Among them are a purple Share Bear pin from a Care Bears x Kidrobot blindbox and one of her and husband Garrad Lee's own creations, a green basketball jersey with a shamrock and the name "Ingram" imprinted on it.
"We knew a lot of people were hurting and wanting to carry on his memory in some kind of way, so we talked to a few people who were planning on doing buttons for krewes for St. Paddy's Day this coming year," she says.
Through City Pins, an initiative that they launched under Garrad's Homework Town LLC, they ordered about 200 pins to sell at the parade for those who wanted to honor Ingram. The proceeds, which Catherine says totaled more than $1,000, will go toward a local nonprofit that Ingram supported, the Hard Places Community.

"I guess it's a tongue-in-cheek way to address some of the more painful things about being a Mississippi resident and from Jackson," Catherine says. "A lot of our city landmarks have been degraded or lost over time or have complicated meanings just because of the complication of our history."
The couple's large pin collection gave them the idea to start designing pins that were specific to the capital city last year.
"We start tossing around some ideas about what we could do that would be very Jackson," Garrad says. "... We were just wanting to contribute something of our own and have something to sell and to keep it rolling and to trade in stuff. It was all about taking something we already dug and then making it specifically about Jackson."
The Lees' foray into the pin trade has also helped others in Jackson to create custom pins. For the last couple of years, Phillip
Rollins, owner of comic-book and record shop Offbeat, has been selling buttons with the store brand, but he decided to do something different for the business' fourth anniversary in May.
The Lees pointed Rollins toward City Pins' manufacturer, The Studio, to create Offbeat's special-edition pins, which feature the mascot, Wesley the Bat, with a boombox and sell for about $7.
"It's interesting to see how people are collecting them now," Rollins says. "... They're fashion pieces (and) accessories, just as much as, like, buttons are. (They're) just a little bit more detailed or have a little more thought into the process and are shaped into whatever you want them to be."

The affordability of pins is what draws many artists to the medium.
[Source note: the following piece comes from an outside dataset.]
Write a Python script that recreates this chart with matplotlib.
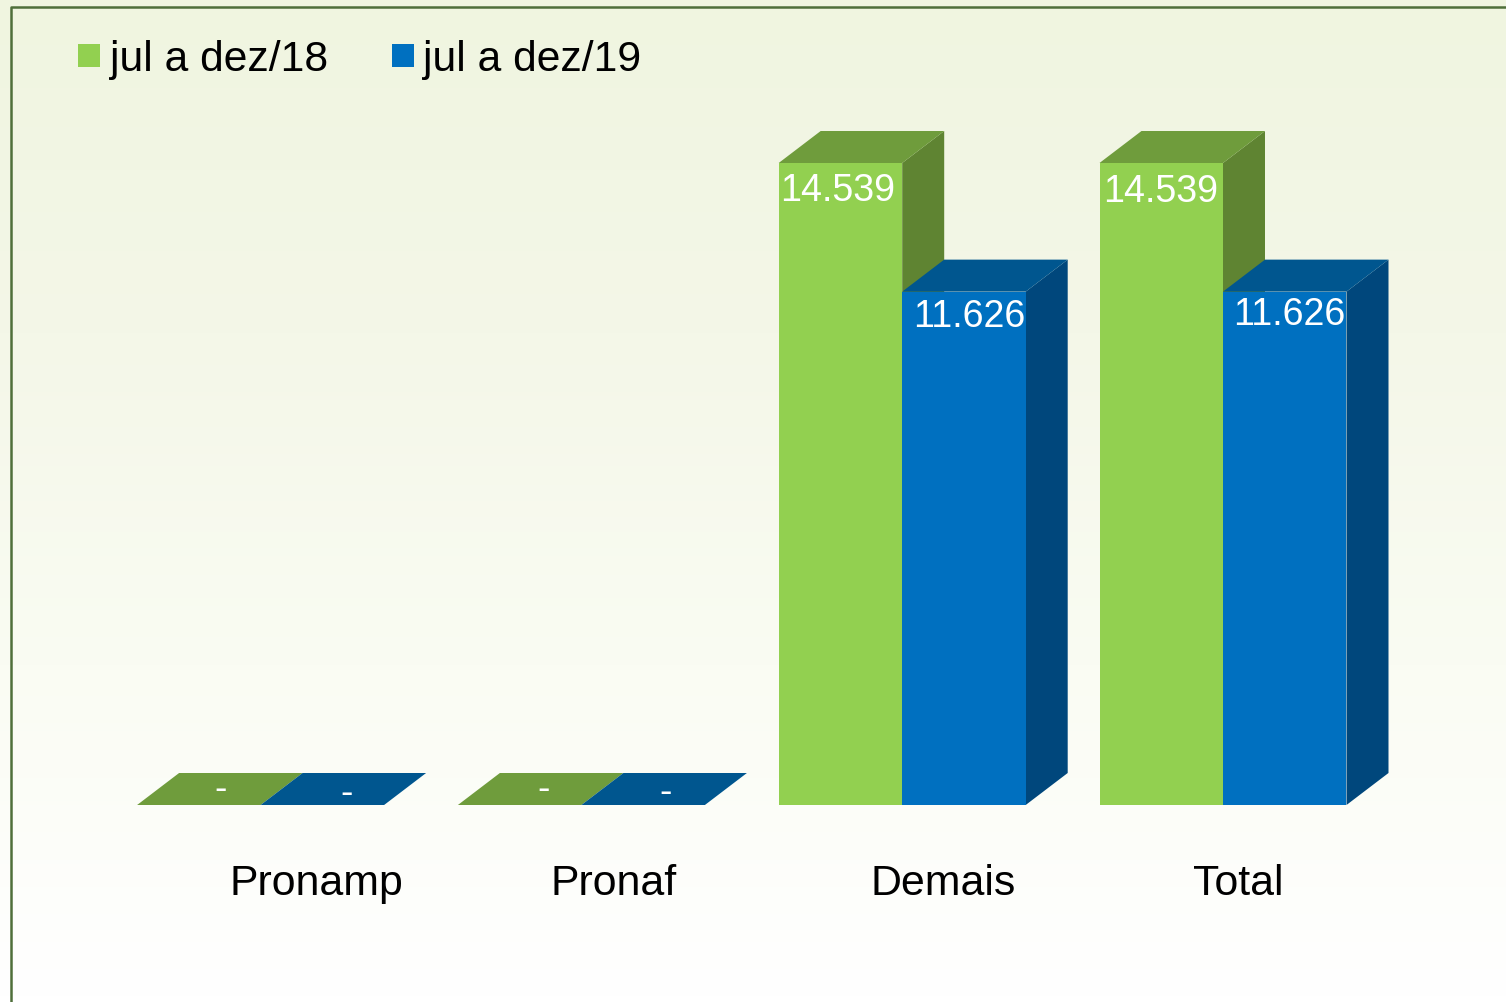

The Studio's website shows example prices as low as $2.53 per pin for an order of 100.
For artist Emily Hamblin, the choice to make her own pin was a creative one, as it allowed her to maintain the bright colors of her blockprinting while also getting a shiny, textured piece.
The Clinton resident, who is a studio artist at Good Citizen and general manager at Cups Espresso Cafe in Clinton, says her artwork often has themes of nature, animals and even video games.
In November 2017, she decided to make her first pin and chose one of her favorite prints, a teal checkered owl, for the design. To create the pin, she scanned her print and saved it as a digital file. The company's designers then made suggestions to help it work better as a pin, including making the owl's nose black.
"You send them your artwork, and they go, 'Awesome, we can do this for you. Here's what we think you should do,'" she says. "... At that point it does become a cool collaboration with the people that are actually working in this material for you."
Although Hamblin has only designed one pin thus far, she says that she is excited to make more in the near future and to see what other local artists do with the art form.